====== EXERCISE INPUTS ======
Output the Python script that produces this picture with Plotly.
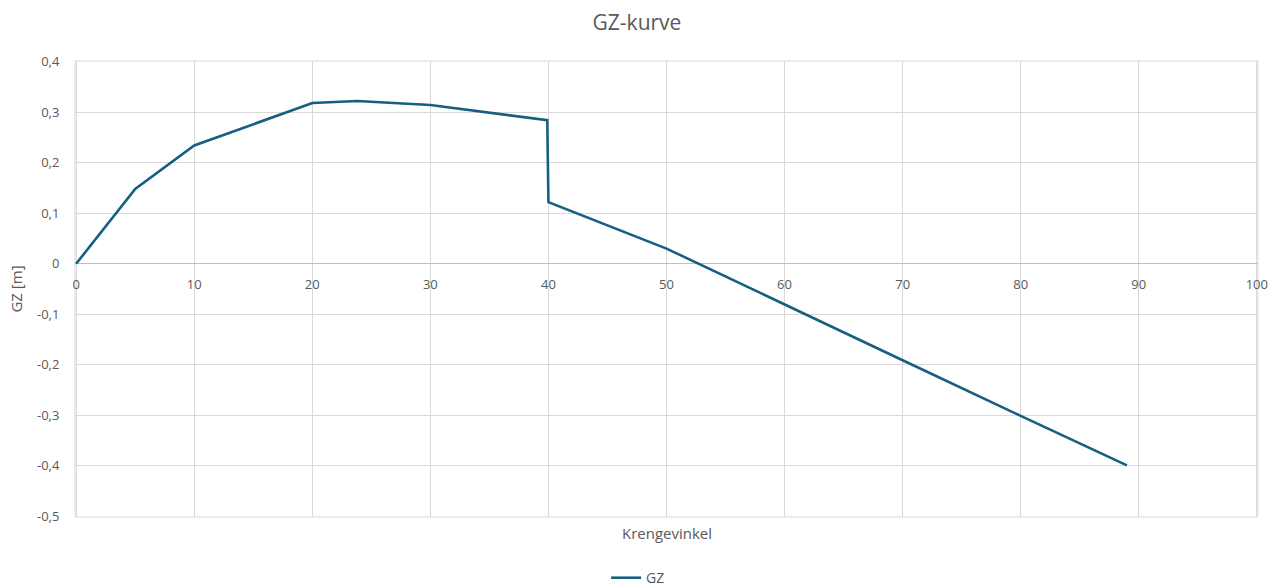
import plotly.graph_objects as go

krengevinkel = [0, 5, 10, 20, 23.8, 30, 39.9, 40, 50, 60, 70, 80, 89]
gz = [0, 0.148, 0.234, 0.318, 0.322, 0.314, 0.284, 0.122, 0.030, -0.081, -0.191, -0.301, -0.399]

x_ticks = [0, 10, 20, 30, 40, 50, 60, 70, 80, 90, 100]
y_ticks = [0.4, 0.3, 0.2, 0.1, 0, -0.1, -0.2, -0.3, -0.4, -0.5]
y_ticktext = ["0,4", "0,3", "0,2", "0,1", "0", "-0,1", "-0,2", "-0,3", "-0,4", "-0,5"]

font_family = "Open Sans, Lato, sans-serif"
text_color = "#595959"
grid_color = "#d9d9d9"

fig = go.Figure()
fig.add_trace(go.Scatter(
    x=krengevinkel, y=gz, mode="lines", name="GZ",
    line=dict(color="#156082", width=2.6),
))

ymin, ymax = -0.5012, 0.4012
zero_pos = (0 - ymin) / (ymax - ymin)

fig.update_layout(
    width=1274, height=587,
    margin=dict(l=75, r=16, t=61, b=70, autoexpand=False),
    paper_bgcolor="white", plot_bgcolor="white",
    font=dict(family=font_family, color=text_color, size=13),
    title=dict(text="GZ-kurve", x=0.5, xanchor="center", y=0.962, yanchor="middle",
               font=dict(size=21, color=text_color)),
    showlegend=True,
    legend=dict(orientation="h", x=0.476, xanchor="center", y=-0.134, yanchor="middle",
                font=dict(size=14, color=text_color)),
    xaxis=dict(
        range=[-0.1, 100.1], tickvals=x_ticks, showgrid=True, gridcolor=grid_color, gridwidth=1,
        zeroline=False, showline=False, anchor="free", position=zero_pos,
        ticks="outside", ticklen=9, tickcolor="rgba(0,0,0,0)",
        tickfont=dict(size=13, color=text_color),
    ),
    yaxis=dict(
        range=[ymin, ymax], tickvals=y_ticks, ticktext=y_ticktext,
        showgrid=True, gridcolor=grid_color, gridwidth=1,
        zeroline=True, zerolinecolor="#bfbfbf", zerolinewidth=1,
        ticks="outside", ticklen=12, tickcolor="rgba(0,0,0,0)",
        tickfont=dict(size=13, color=text_color),
        title=dict(text="GZ [m]", font=dict(size=15, color=text_color), standoff=10),
    ),
    shapes=[dict(
        type="rect", xref="paper", yref="paper", x0=0, x1=1, y0=0, y1=1,
        line=dict(color=grid_color, width=1), fillcolor="rgba(0,0,0,0)", layer="below",
    )],
    annotations=[dict(
        text="Krengevinkel", xref="paper", yref="paper", x=0.5, y=-0.035,
        xanchor="center", yanchor="middle", showarrow=False,
        font=dict(size=15, color=text_color),
    )],
)

fig.write_html("out.html", config={"displayModeBar": False},
               post_script="document.body.style.margin='0';")
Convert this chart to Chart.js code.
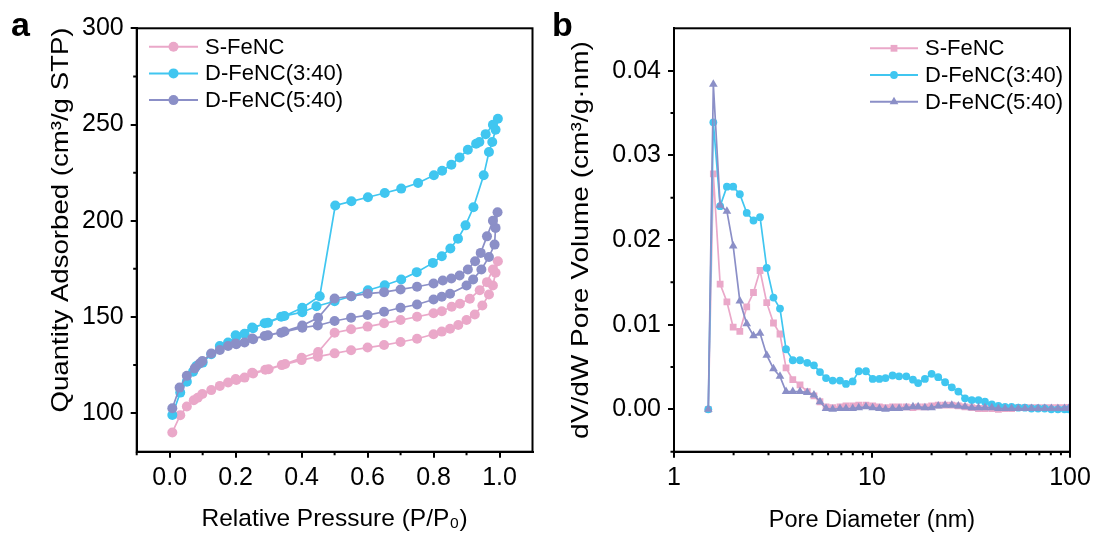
<!DOCTYPE html>
<html><head><meta charset="utf-8">
<script src="https://cdn.jsdelivr.net/npm/chart.js@4.4.0/dist/chart.umd.min.js"></script>
<style>
html,body{margin:0;padding:0;background:#fff;width:1097px;height:538px;overflow:hidden;}
#ca{position:absolute;left:0;top:0;}
#cb{position:absolute;left:548px;top:0;}
.lab{position:absolute;font:bold 34px "Liberation Sans",Arial,sans-serif;line-height:34px;color:#000;}
</style></head><body>
<canvas id="ca" width="548" height="538"></canvas>
<canvas id="cb" width="549" height="538"></canvas>
<div class="lab" style="left:11px;top:7px">a</div>
<div class="lab" style="left:552px;top:7px">b</div>
<script>
// ---------- Panel a: N2 isotherms (adsorption then desorption) ----------
const seriesNames = ['S-FeNC', 'D-FeNC(3:40)', 'D-FeNC(5:40)'];

const sAdsP = [0.008,0.032,0.052,0.073,0.085,0.099,0.126,0.152,0.177,0.202,0.227,0.253,0.30,0.34,0.40,0.449,0.50,0.55,0.60,0.65,0.70,0.75,0.80,0.825,0.85,0.875,0.90,0.925,0.948,0.968,0.98,0.988,0.995];
const sAdsQ = [90,99,103.5,106.7,108,110,112,114.2,116,117.3,118.5,120.6,122.8,125,127.6,129.4,131.1,132.7,134.1,135.4,137,138.7,141,142.4,143.9,145.8,148.4,151.3,156,161.7,166.4,173,179];
const sDesP = [0.98,0.962,0.94,0.91,0.88,0.855,0.825,0.80,0.75,0.70,0.65,0.60,0.55,0.50,0.45,0.40,0.35,0.29,0.25,0.20];
const sDesQ = [174.7,168.1,163.9,159.5,156.9,155.3,153,151.9,150.1,148.4,146.7,145,143.6,141.8,131.8,128.8,125.6,122.6,121,117.8];

const d3AdsP = [0.008,0.032,0.052,0.071,0.081,0.10,0.126,0.152,0.177,0.202,0.227,0.253,0.288,0.338,0.402,0.445,0.50,0.551,0.601,0.652,0.702,0.749,0.798,0.825,0.851,0.874,0.897,0.921,0.952,0.968,0.978,0.988,0.995];
const d3AdsQ = [99.1,110.7,116.4,121.6,124.5,126.3,130.6,134.9,136.7,139.8,141.3,144.1,146.7,150.1,152.5,155.6,158.2,160.8,163.9,166.5,169.5,173.3,178.1,181.6,185.6,190.7,197.6,207,223.6,235.7,240.9,247.3,253];
const d3DesP = [0.98,0.958,0.939,0.929,0.904,0.879,0.854,0.826,0.801,0.753,0.702,0.652,0.601,0.551,0.502,0.455,0.402,0.348,0.298,0.25,0.20];
const d3DesQ = [249.9,245,240.9,240,236.9,232.9,229.1,226,223.6,219.6,216.7,214.4,212.2,210.1,207.9,160.8,154.8,150.5,147,144.5,140.5];

const d5AdsP = [0.008,0.03,0.052,0.076,0.091,0.099,0.126,0.152,0.177,0.202,0.227,0.253,0.288,0.338,0.402,0.449,0.50,0.55,0.60,0.65,0.70,0.75,0.80,0.825,0.85,0.90,0.92,0.945,0.968,0.985,0.988,0.994];
const d5AdsQ = [102.6,113.3,119.4,123.3,125.8,127.1,131,132.8,134.9,135.8,136.7,138.4,140.1,141.8,144.4,145.6,147.9,149.6,151,152.7,154.8,156.5,159.1,160.5,162.1,166.4,169.5,174.7,181.2,187.6,196.3,204.4];
const d5DesP = [0.98,0.962,0.943,0.926,0.904,0.879,0.854,0.828,0.80,0.75,0.70,0.65,0.60,0.55,0.50,0.45,0.402,0.348,0.298,0.25,0.20];
const d5DesQ = [200,191.9,183.3,179,174.7,171.6,170,169,167.4,165.7,164.3,162.9,162.1,160.8,159.6,149.6,145.6,142.5,140.5,138.8,136.2];

const xTicksA = [0.0,0.2,0.4,0.6,0.8,1.0];
const xMinorA = [-0.1,0.1,0.3,0.5,0.7,0.9];
const yTicksA = [100,150,200,250,300];
const yMinorA = [125,175,225,275];

// ---------- Panel b: pore size distribution ----------
const poreD = [1.49,1.58,1.71,1.85,1.99,2.15,2.33,2.52,2.72,2.94,3.18,3.43,3.68,3.98,4.33,4.71,5.09,5.46,5.86,6.33,6.89,7.39,7.99,8.57,9.32,10.08,10.9,11.7,12.7,13.7,14.9,16.1,17.1,18.5,20.0,21.6,23.4,25.3,27.3,29.5,31.9,34.5,37.2,40.3,43.5,47.0,50.7,54.8,59.2,63.9,69.0,74.5,80.5,86.9,93.8,98.5];
const psdS = [0,0.0278,0.0148,0.0127,0.0097,0.0092,0.0121,0.0138,0.0164,0.0126,0.0102,0.0089,0.0049,0.0035,0.0029,0.0021,0.0016,0.0009,0.0003,0.0002,0.0003,0.0004,0.0004,0.0005,0.0005,0.0004,0.0003,0.0002,0.0003,0.0003,0.0003,0.0002,0.0003,0.0003,0.0004,0.0005,0.0005,0.0005,0.0004,0.0003,0.0002,0.0001,0.0001,0.0001,0.0000,0.0001,0.0001,0.0002,0.0002,0.0002,0.0002,0.0002,0.0002,0.0002,0.0002,0.0002];
const psdD3 = [0,0.0339,0.0240,0.0263,0.0263,0.0254,0.0232,0.0223,0.0227,0.0167,0.0132,0.0119,0.0071,0.0058,0.0058,0.0055,0.0052,0.0044,0.0037,0.0034,0.0034,0.0030,0.0033,0.0045,0.0045,0.0036,0.0036,0.0037,0.0040,0.0039,0.0039,0.0035,0.0031,0.0036,0.0042,0.0038,0.0032,0.0026,0.0021,0.0013,0.0011,0.0011,0.0009,0.0006,0.0004,0.0003,0.0003,0.0002,0.0002,0.0001,0.0001,0.0001,0.0000,0.0000,0.0000,0.0000];
const psdD5 = [0,0.0384,0.0241,0.0234,0.0193,0.0128,0.0101,0.0087,0.0090,0.0064,0.0048,0.0039,0.0021,0.0021,0.0021,0.0020,0.0017,0.0009,0.0001,0.0000,0.0001,0.0001,0.0001,0.0002,0.0003,0.0002,0.0001,0.0000,0.0001,0.0001,0.0002,0.0003,0.0003,0.0002,0.0002,0.0004,0.0005,0.0005,0.0004,0.0003,0.0002,0.0002,0.0002,0.0002,0.0001,0.0001,0.0001,0.0001,0.0001,0.0001,0.0001,0.0001,0.0001,0.0001,0.0001,0.0001];

const xTicksB = [1,10,100];
const xMinorB = [2,3,4,5,6,7,8,9,20,30,40,50,60,70,80,90];
const yTicksB = [0.00,0.01,0.02,0.03,0.04];
const yMinorB = [-0.005,0.005,0.015,0.025,0.035];

const yTitleA = 'Quantity Adsorbed (cm\u00B3/g STP)';
const yTitleB = 'dV/dW Pore Volume (cm\u00B3/g\u00B7nm)';

const colPink = '#EAA8C9';
const colCyan = '#40C6F0';
const colPurple = '#8B8FC7';

const FONT = '"Liberation Sans", Arial, sans-serif';
Chart.defaults.font.family = FONT;
Chart.defaults.color = '#000';

function pts(px, py){ return px.map((p,i)=>({x:p, y:py[i]})); }

function drawMarker(ctx, style, r, x, y, color){
  ctx.save(); ctx.fillStyle = color; ctx.beginPath();
  if (style === 'rect') { const s = r*Math.SQRT1_2; ctx.rect(x-s, y-s, 2*s, 2*s); }
  else if (style === 'triangle') {
    ctx.moveTo(x, y - r); ctx.lineTo(x + r*0.866, y + r*0.5); ctx.lineTo(x - r*0.866, y + r*0.5); ctx.closePath();
  } else { ctx.arc(x, y, r, 0, Math.PI*2); }
  ctx.fill(); ctx.restore();
}

const framePlugin = {
  id: 'frameMinor',
  afterDraw(chart, args, opts) {
    const {ctx, chartArea: a, scales} = chart;
    ctx.save();
    ctx.strokeStyle = '#000'; ctx.lineWidth = 2;
    ctx.strokeRect(a.left, a.top, a.right - a.left, a.bottom - a.top);
    // minor ticks
    ctx.beginPath();
    (opts.xMinor || []).forEach(v => {
      const x = scales.x.getPixelForValue(v);
      if (x < a.left - 0.5 || x > a.right + 0.5) return;
      ctx.moveTo(x, a.bottom); ctx.lineTo(x, a.bottom + 3.5);
    });
    (opts.yMinor || []).forEach(v => {
      const y = scales.y.getPixelForValue(v);
      if (y < a.top - 0.5 || y > a.bottom + 0.5) return;
      ctx.moveTo(a.left, y); ctx.lineTo(a.left - 3.5, y);
    });
    ctx.stroke();
    // vertical axis title (stretched along its length like the reference)
    const T = opts.yTitle;
    if (T) {
      ctx.save();
      ctx.translate(T.cx, T.cy);
      ctx.rotate(-Math.PI/2);
      ctx.scale(T.stretch, 1);
      ctx.font = T.size + 'px ' + FONT;
      ctx.fillStyle = '#000'; ctx.textAlign = 'center'; ctx.textBaseline = 'middle';
      ctx.fillText(T.text, 0, 0);
      ctx.restore();
    }
    // legend
    const L = opts.legend;
    if (L) {
      ctx.font = L.fontSize + 'px ' + FONT;
      ctx.textBaseline = 'middle'; ctx.textAlign = 'left';
      chart.data.datasets.forEach((ds, i) => {
        const y = L.y0 + i * L.dy;
        ctx.strokeStyle = ds.borderColor; ctx.lineWidth = 2;
        ctx.beginPath(); ctx.moveTo(L.x1, y); ctx.lineTo(L.x2, y); ctx.stroke();
        drawMarker(ctx, ds.pointStyle || 'circle', ds.pointRadius, (L.x1 + L.x2)/2, y, ds.pointBackgroundColor);
        ctx.fillStyle = '#000';
        ctx.fillText(ds.label, L.xt, y + 1);
      });
    }
    ctx.restore();
  }
};

function tickSetter(arr){ return s => { s.ticks = arr.map(v => ({value: v})); }; }

function lineDs(label, data, color, style, r, order){
  return { label, data, borderColor: color, backgroundColor: color, pointBackgroundColor: color,
    pointBorderWidth: 0, pointRadius: r, pointHoverRadius: r, pointStyle: style, borderWidth: 1.7,
    tension: 0, showLine: true, fill: false, order };
}

const axisCommon = {
  grid: { display: true, drawOnChartArea: false, drawTicks: true, tickLength: 6, color: '#000', lineWidth: 2 },
  border: { display: true, color: '#000', width: 2 },
};

new Chart(document.getElementById('ca'), {
  type: 'scatter',
  data: { datasets: [
    lineDs(seriesNames[0], pts(sAdsP.concat(sDesP), sAdsQ.concat(sDesQ)), colPink, 'circle', 5, 3),
    lineDs(seriesNames[1], pts(d3AdsP.concat(d3DesP), d3AdsQ.concat(d3DesQ)), colCyan, 'circle', 5, 2),
    lineDs(seriesNames[2], pts(d5AdsP.concat(d5DesP), d5AdsQ.concat(d5DesQ)), colPurple, 'circle', 5, 1),
  ]},
  options: {
    responsive: false, animation: false, events: [],
    layout: { padding: { left: 0, right: 15.5, top: 28.3, bottom: 0 } },
    plugins: { legend: { display: false }, tooltip: { enabled: false },
      frameMinor: { xMinor: xMinorA, yMinor: yMinorA,
        yTitle: { text: yTitleA, cx: 61, cy: 220, size: 24, stretch: 1.15 },
        legend: { x1: 149, x2: 198, xt: 205, y0: 46.7, dy: 26.7, fontSize: 22 } } },
    scales: {
      x: Object.assign({}, axisCommon, { type: 'linear', min: -0.1, max: 1.1,
        afterBuildTicks: tickSetter(xTicksA), afterFit: s => { s.height = 86.3; },
        ticks: { callback: v => Number(v).toFixed(1), font: { size: 25 }, padding: 5, maxRotation: 0, autoSkip: false },
        title: { display: true, text: 'Relative Pressure (P/P\u2080)', font: { size: 24.5 }, padding: { top: 0, bottom: 3.6 } } }),
      y: Object.assign({}, axisCommon, { type: 'linear', min: 80, max: 300,
        afterBuildTicks: tickSetter(yTicksA), afterFit: s => { s.width = 136.7; },
        ticks: { callback: v => String(v), font: { size: 25 }, padding: 7, autoSkip: false },
        title: { display: false } })
    }
  },
  plugins: [framePlugin]
});

new Chart(document.getElementById('cb'), {
  type: 'scatter',
  data: { datasets: [
    lineDs(seriesNames[0], pts(poreD, psdS), colPink, 'rect', 4.8, 3),
    lineDs(seriesNames[1], pts(poreD, psdD3), colCyan, 'circle', 3.9, 2),
    lineDs(seriesNames[2], pts(poreD, psdD5), colPurple, 'triangle', 5, 1),
  ]},
  options: {
    responsive: false, animation: false, events: [],
    layout: { padding: { left: 0, right: 27, top: 28.3, bottom: 0 } },
    plugins: { legend: { display: false }, tooltip: { enabled: false },
      frameMinor: { xMinor: xMinorB, yMinor: yMinorB,
        yTitle: { text: yTitleB, cx: 33, cy: 240, size: 24, stretch: 1.17 },
        legend: { x1: 322, x2: 370, xt: 377, y0: 48.3, dy: 26.7, fontSize: 22 } } },
    scales: {
      x: Object.assign({}, axisCommon, { type: 'logarithmic', min: 1, max: 100,
        afterBuildTicks: tickSetter(xTicksB), afterFit: s => { s.height = 86.3; },
        ticks: { callback: v => String(v), font: { size: 25 }, padding: 5, maxRotation: 0, autoSkip: false },
        title: { display: true, text: 'Pore Diameter (nm)', font: { size: 23.5 }, padding: { top: 0, bottom: 3.6 } } }),
      y: Object.assign({}, axisCommon, { type: 'linear', min: -0.005, max: 0.045,
        afterBuildTicks: tickSetter(yTicksB), afterFit: s => { s.width = 126; },
        ticks: { callback: v => Number(v).toFixed(2), font: { size: 25 }, padding: 7, autoSkip: false },
        title: { display: false } })
    }
  },
  plugins: [framePlugin]
});
</script>
</body></html>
======
REQUEST: Copy every line of the records above that holds the word "this".

EXERCISE RESULT:
Output the Python script that produces this picture with Plotly.
Convert this chart to Chart.js code.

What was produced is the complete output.